I with Wasatah but the big thing is don't call to much thats the biggest trick i've found I call a couple of times and wait for 5 minutes with most any type of call.

Decoy do help also.

Most rookies call way to much.

And remember just because you call and no anwser dosen't alway mean there are not they.
Sometimes they just come in quiet. Hope that helps you some right or wrong thats what works for me.


----------



## Moose Hollow (Apr 26, 2008)

Here's a few pics with decoys just tried this type for the first time.
Montana Decoy.


----------



## phorisc (Feb 2, 2011)

nice decoy, good advice on calls, thanks alot.


----------



## PBH (Nov 7, 2007)

WasatchOutdoors said:


> Make sure at least one is a diaphragm (mouth) call. This allows you to call hands free should you need to.


the ability to call without using your hands is a huge advantage. I carry multiple diaphragm calls, one box call, and even a "locater" gobble call. I also carry 4 inflatable decoys (Cherokee Sports: 1 jake, 3 hens), and a roll-up 27" high ground blind in my pack.

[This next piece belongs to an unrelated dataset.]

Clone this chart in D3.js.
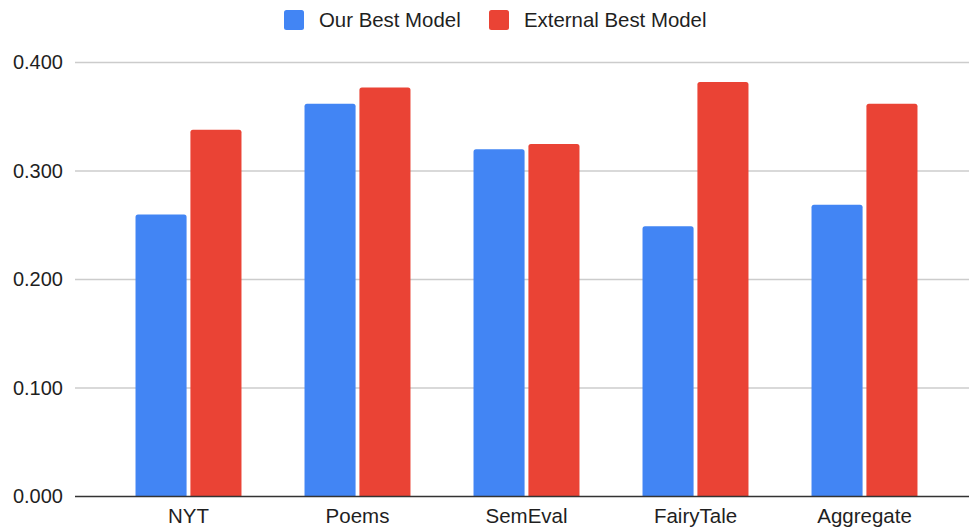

I'm certainly no expert, but my gear/setup has worked in the past...


----------



## Bergy (Apr 3, 2008)

As PBH said the ability to have your hands free is really important and a good diaphragm call will fit the bill. If you dont have the time to get good with it I would reccomend a box call. I use a Primos Wet box. Easy to use and they sound very good. I would also pick up a slate call and practice with it. They are excellent for soft purrs and do a great number. Turkeys can be funny critters. Some days they will only respond to one type of call so dont just have one.... good luck... but watch out ....turkey hunting is addictive. Its quickly becoming my favorite hunt of the year.


----------